L’Atelier des Génies a des programmes spécialement conçus pour les femmes en quête de reconversion ou d’intégration dans la société comme les femmes trop tôt déscolarisées ou les femmes refugiées. Nous avons également des programmes pour les femmes qui sont déjà dans des activités économiques. La connexion est chère au Sénégal. Peu de femmes vont choisir de dépenser dans la connectivité, ce qui les coupe du monde. Dans le domaine de la tech il faut toujours se mettre à jour donc rester connecté. Il est vrai que l’outil technologique est aussi couteux.
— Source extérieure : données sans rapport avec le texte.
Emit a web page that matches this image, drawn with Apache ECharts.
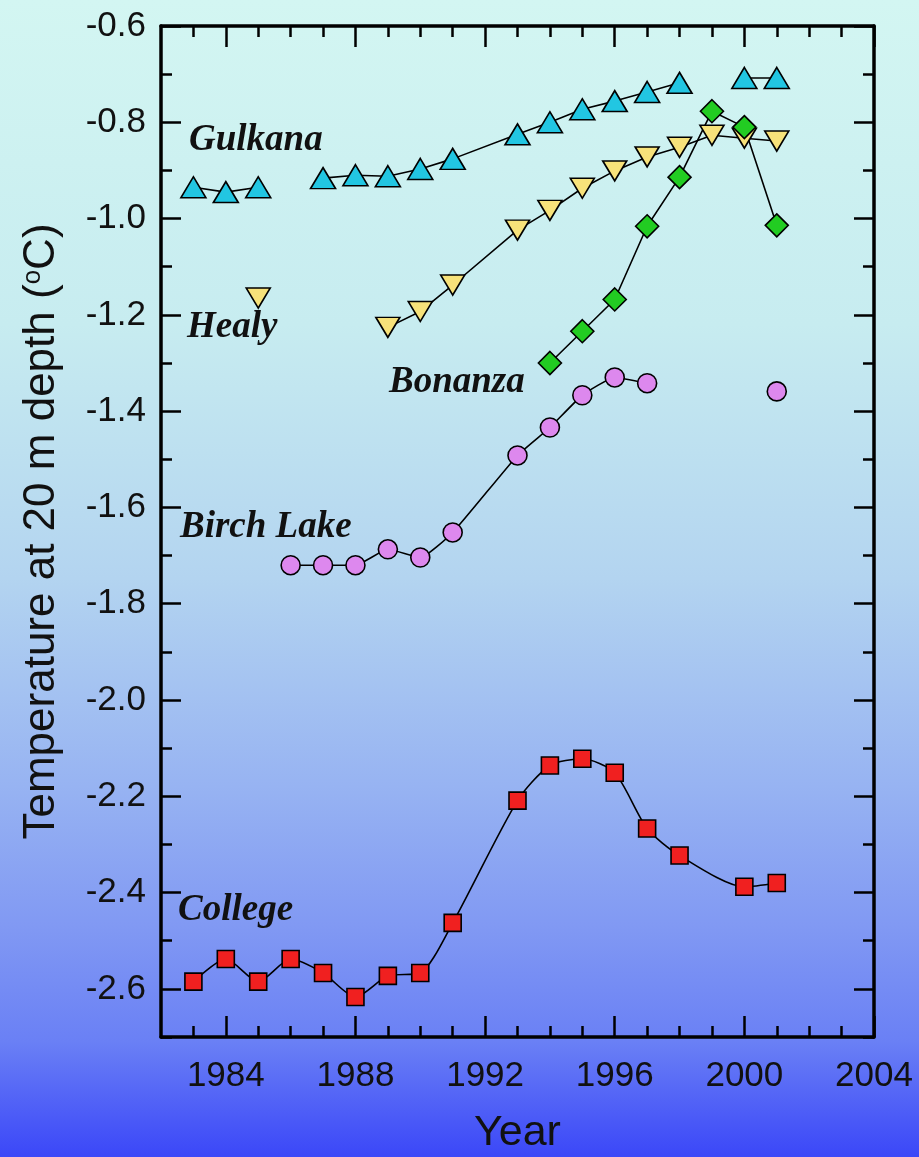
<!DOCTYPE html>
<html>
<head>
<meta charset="utf-8">
<script src="https://cdn.jsdelivr.net/npm/echarts@6/dist/echarts.min.js"></script>
<style>
html,body{margin:0;padding:0;}
#chart{width:919px;height:1157px;background:linear-gradient(to bottom,#d3f6f2 0%,#c7ecf0 28%,#b3d4f0 50%,#97b3f2 68%,#8199f3 80%,#6a80f5 90%,#3b47f8 100%);}
</style>
</head>
<body>
<div id="chart"></div>
<script>
// ---- data ----
const gulkanaYears = [1983, 1984, 1985, 1986, 1987, 1988, 1989, 1990, 1991, 1993, 1994, 1995, 1996, 1997, 1998, 1999, 2000, 2001];
const gulkanaTemps = [-0.935, -0.945, -0.935, null, -0.916, -0.910, -0.912, -0.897, -0.876, -0.825, -0.800, -0.773, -0.756, -0.737, -0.718, null, -0.708, -0.708];

const healyYears = [1985, 1986, 1989, 1990, 1991, 1993, 1994, 1995, 1996, 1997, 1998, 1999, 2000, 2001];
const healyTemps = [-1.165, null, -1.226, -1.193, -1.138, -1.024, -0.983, -0.937, -0.901, -0.872, -0.852, -0.827, -0.833, -0.839];

const bonanzaYears = [1994, 1995, 1996, 1997, 1998, 1999, 2000, 2001];
const bonanzaTemps = [-1.300, -1.234, -1.168, -1.016, -0.914, -0.777, -0.810, -1.014];

const birchYears = [1986, 1987, 1988, 1989, 1990, 1991, 1993, 1994, 1995, 1996, 1997, 1998, 2001];
const birchTemps = [-1.720, -1.720, -1.720, -1.687, -1.704, -1.652, -1.492, -1.434, -1.367, -1.330, -1.342, null, -1.359];

const collegeYears = [1983, 1984, 1985, 1986, 1987, 1988, 1989, 1990, 1991, 1993, 1994, 1995, 1996, 1997, 1998, 2000, 2001];
const collegeTemps = [-2.585, -2.538, -2.585, -2.538, -2.567, -2.617, -2.573, -2.567, -2.463, -2.209, -2.136, -2.122, -2.151, -2.267, -2.323, -2.388, -2.380];

// ---- ticks ----
const xMajorTicks = [1984, 1988, 1992, 1996, 2000, 2004];
const xMinorTicks = [1983, 1984, 1985, 1986, 1987, 1988, 1989, 1990, 1991, 1992, 1993, 1994, 1995, 1996, 1997, 1998, 1999, 2000, 2001, 2002, 2003];
const yMajorTicks = [-2.6, -2.4, -2.2, -2.0, -1.8, -1.6, -1.4, -1.2, -1.0, -0.8, -0.6];
const yMinorTicks = [-2.7, -2.6, -2.5, -2.4, -2.3, -2.2, -2.1, -2.0, -1.9, -1.8, -1.7, -1.6, -1.5, -1.4, -1.3, -1.2, -1.1, -1.0, -0.9, -0.8, -0.7, -0.6];

const seriesNames = ['Gulkana', 'Healy', 'Bonanza', 'Birch Lake', 'College'];

function pairs(xs, ys) {
  return xs.map((x, i) => [x, ys[i] === null ? '-' : ys[i]]);
}

const chart = echarts.init(document.getElementById('chart'), null, {renderer: 'canvas'});
const black = '#000';
const axisLineStyle = {color: black, width: 3.5};
const sans = '"Liberation Sans", Arial, sans-serif';

function xAx(pos, ticks, len, withLabels, showLine) {
  return {
    type: 'value', position: pos, min: 1982, max: 2004, gridIndex: 0,
    axisLine: {show: showLine, onZero: false, lineStyle: axisLineStyle},
    axisTick: {show: true, inside: true, length: len, customValues: ticks, lineStyle: {color: black, width: 2.5}},
    axisLabel: withLabels ? {show: true, customValues: xMajorTicks, margin: 22, fontSize: 35, color: '#111', fontFamily: sans,
      formatter: v => String(Math.round(v))} : {show: false},
    splitLine: {show: false},
    name: withLabels ? 'Year' : '',
    nameLocation: 'middle', nameGap: 75,
    nameTextStyle: {fontSize: 43, color: '#111', fontFamily: sans}
  };
}
function yAx(pos, ticks, len, withLabels, showLine) {
  return {
    type: 'value', position: pos, min: -2.7, max: -0.6, gridIndex: 0,
    axisLine: {show: showLine, onZero: false, lineStyle: axisLineStyle},
    axisTick: {show: true, inside: true, length: len, customValues: ticks, lineStyle: {color: black, width: 2.5}},
    axisLabel: withLabels ? {show: true, customValues: yMajorTicks, margin: 15, fontSize: 35, color: '#111',
      fontFamily: sans, formatter: v => v.toFixed(1)} : {show: false},
    splitLine: {show: false},
    name: withLabels ? '{n|Temperature at 20 m depth (}{s|o}{n|C)}' : '',
    nameLocation: 'middle', nameGap: 97, nameRotate: 90,
    nameTextStyle: {
      rich: {
        n: {fontSize: 44, color: '#111', fontFamily: sans},
        s: {fontSize: 26, color: '#111', fontFamily: sans, verticalAlign: 'top', padding: [0, 0, 14, 0]}
      }
    }
  };
}

const lineStyle = {color: black, width: 1.6};
function mkSeries(name, xs, ys, symbol, size, color, extra) {
  return Object.assign({
    name: name, type: 'line', xAxisIndex: 0, yAxisIndex: 0,
    data: pairs(xs, ys), symbol: symbol, symbolSize: size, showAllSymbol: true,
    connectNulls: false,
    lineStyle: lineStyle,
    itemStyle: {color: color, borderColor: black, borderWidth: 1.6},
    emphasis: {disabled: true},
    animation: false
  }, extra || {});
}

const labelFont = 'italic bold 37px "Liberation Serif", "Times New Roman", serif';
function lbl(text, x, y) {
  return {type: 'text', left: x, top: y, z: 100, style: {text: text, font: labelFont, fill: '#111'}};
}

chart.setOption({
  animation: false,
  backgroundColor: 'transparent',
  grid: {left: 161, top: 26, right: 45, bottom: 120, containLabel: false, outerBoundsMode: 'none', show: false},
  xAxis: [
    xAx('bottom', xMajorTicks, 21, true, true),
    xAx('bottom', xMinorTicks, 11, false, false),
    xAx('top', xMajorTicks, 21, false, true),
    xAx('top', xMinorTicks, 11, false, false)
  ],
  yAxis: [
    yAx('left', yMajorTicks, 20, true, true),
    yAx('left', yMinorTicks, 11, false, false),
    yAx('right', yMajorTicks, 20, false, true),
    yAx('right', yMinorTicks, 11, false, false)
  ],
  series: [
    mkSeries(seriesNames[4], collegeYears, collegeTemps, 'rect', 17, '#f02020', {smooth: 0.25}),
    mkSeries(seriesNames[3], birchYears, birchTemps, 'circle', 19, '#dd88ee', {smooth: 0.15}),
    mkSeries(seriesNames[1], healyYears, healyTemps, 'triangle', [24, 20], '#f7e27a', {symbolRotate: 180}),
    mkSeries(seriesNames[2], bonanzaYears, bonanzaTemps, 'diamond', 23, '#22cc22'),
    mkSeries(seriesNames[0], gulkanaYears, gulkanaTemps, 'triangle', [25, 21], '#22c6e2')
  ],
  graphic: [
    lbl(seriesNames[0], 189, 122),
    lbl(seriesNames[1], 187, 309),
    lbl(seriesNames[2], 389, 364),
    lbl(seriesNames[3], 180, 509),
    lbl(seriesNames[4], 178, 892)
  ]
});
</script>
</body>
</html>
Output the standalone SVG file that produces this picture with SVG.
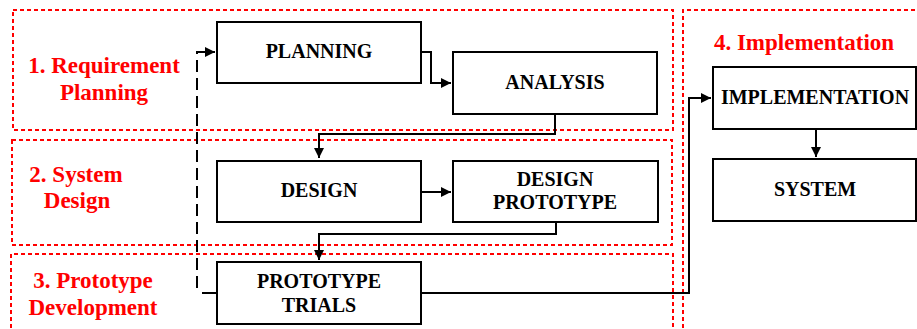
<svg xmlns="http://www.w3.org/2000/svg" width="917" height="329" viewBox="0 0 917 329">
<style>
.zone{fill:none;stroke:#ff0000;stroke-width:2;stroke-dasharray:4,3}
.zl{font-family:"Liberation Serif","Times New Roman",serif;font-weight:bold;font-size:23px;fill:#ff0000;text-anchor:middle}
.box{fill:#fff;stroke:#000;stroke-width:2}
.nt{font-family:"Liberation Serif","Times New Roman",serif;font-weight:bold;font-size:20px;fill:#000;text-anchor:middle}
.c{fill:none;stroke:#000;stroke-width:2}
</style>
<defs>
<marker id="ah" viewBox="0 0 10 10" refX="10" refY="5" markerWidth="5" markerHeight="5" orient="auto" markerUnits="strokeWidth">
<path d="M0,0 L10,5 L0,10 z" fill="#000"/>
</marker>
</defs>
<rect width="917" height="329" fill="#fff"/>
<g id="zones">
<rect class="zone" x="13" y="10" width="660" height="120"/>
<rect class="zone" x="12" y="140" width="660" height="105"/>
<path class="zone" d="M11,335 V254 H673 V335"/>
<path class="zone" d="M683,335 V10 H925"/>
<text class="zl" x="104" y="73">1. Requirement</text>
<text class="zl" x="104" y="100">Planning</text>
<text class="zl" x="76" y="182">2. System</text>
<text class="zl" x="77" y="208">Design</text>
<text class="zl" x="93" y="288">3. Prototype</text>
<text class="zl" x="93" y="315">Development</text>
<text class="zl" x="804" y="50">4. Implementation</text>
</g>
<g id="connectors">
<path class="c" d="M421,52 H431 V83 H451" marker-end="url(#ah)"/>
<path class="c" d="M555,114 V134 H319 V158" marker-end="url(#ah)"/>
<path class="c" d="M421,192 H451" marker-end="url(#ah)"/>
<path class="c" d="M556,222 V234 H319 V260" marker-end="url(#ah)"/>
<path class="c" d="M421,293 H689 V98 H711" marker-end="url(#ah)"/>
<path class="c" d="M816,129 V157" marker-end="url(#ah)"/>
<path class="c" d="M217,293 H202"/>
<path class="c" d="M197,288 V52 H215" stroke-dasharray="12,6" marker-end="url(#ah)"/>
</g>
<g id="planning"><rect class="box" x="217" y="22" width="204" height="61"/><text class="nt" x="319" y="58">PLANNING</text></g>
<g id="analysis"><rect class="box" x="453" y="52" width="204" height="62"/><text class="nt" x="555" y="89">ANALYSIS</text></g>
<g id="design"><rect class="box" x="217" y="161" width="204" height="61"/><text class="nt" x="319" y="197">DESIGN</text></g>
<g id="design-prototype"><rect class="box" x="453" y="161" width="205" height="61"/><text class="nt" x="555" y="186">DESIGN</text><text class="nt" x="555" y="209">PROTOTYPE</text></g>
<g id="prototype-trials"><rect class="box" x="217" y="262" width="204" height="62"/><text class="nt" x="319" y="288">PROTOTYPE</text><text class="nt" x="319" y="312">TRIALS</text></g>
<g id="implementation"><rect class="box" x="713" y="67" width="203" height="62"/><text class="nt" x="815" y="104">IMPLEMENTATION</text></g>
<g id="system"><rect class="box" x="713" y="159" width="203" height="62"/><text class="nt" x="815" y="196">SYSTEM</text></g>
</svg>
Ça peut être un frein pour ces femmes quand nous savons qu’il y a un problème d’indépendance économique chez elles.  

On forme les femmes à l’outil digital et en compétences techniques sur des domaines dont elles ont besoin pour développer leur activité. Donc on travaille avec les femmes transformatrices, agricultrices ou encore commerçantes. Nous voulons casser cette croyance que lorsque nous sommes analphabètes nous ne pouvons pas utiliser les nouvelles technologies. Notre objectif est donc d’avoir plus de filles qui vont continuer un cursus dans les TEMS et d’avoir plus de femmes qui vont intégrer l’outil technologique dans leur travail. 

Lorsque je me suis lancée dans Atelier des Génies, j’étais directrice d’une compagnie dans le domaine du marketing digital qui accompagnait les entreprises PME/PMI dans la structuration de leur département et dans l’intégration d’un département de marketing digital. C’est parce que c’était à cette époque que nous commençions à donner de l’importance à ce domaine. En étant au contact de tous ces directeurs d’entreprises et de ces jeunes qui se trouvaient dans le monde de la tech au Sénégal, avec le co-fondateur, nous avons commencé à nous demander comment ça se faisait que nous avions autant de mal à atteindre des niveaux de compétences sur des domaines techniques. Que ce soit UGB (Université Gaston Berger de Saint Louis) ou UCAD (Université Cheikh Anta Diop de Dakar) on a les meilleures universités en Afrique, mais sur un niveau mondial nous avons du mal à atteindre les standards.  

Nous nous sommes dit qu’il fallait accélérer l’intégration du digital dans les programmes scolaires pour favoriser une génération « digital ready ». Nous savons que la formation à l’algorithmique et la programmation poussent à développer la structuration d’un mode de pensée qui pousse à la recherche de solutions. C’est la base de toute innovation technologique.  

C’est un projet d’entrepreneuriat social. C’est une entreprise parce qu’aujourd’hui nous nous disons que nous pouvons faire du social tout en générant du bénéfice. C’est un modèle qui gagnerait à être plus exploité sur notre continent. Les contraintes de rentabilité et de chiffre d’affaires ne nous empêchent pas d’avoir un fort impact social grâce à nos activités. C’est pour cela que dès le début d’Ateliers des Génies nous avons toujours privilégié une audience composée de personnes vulnérables.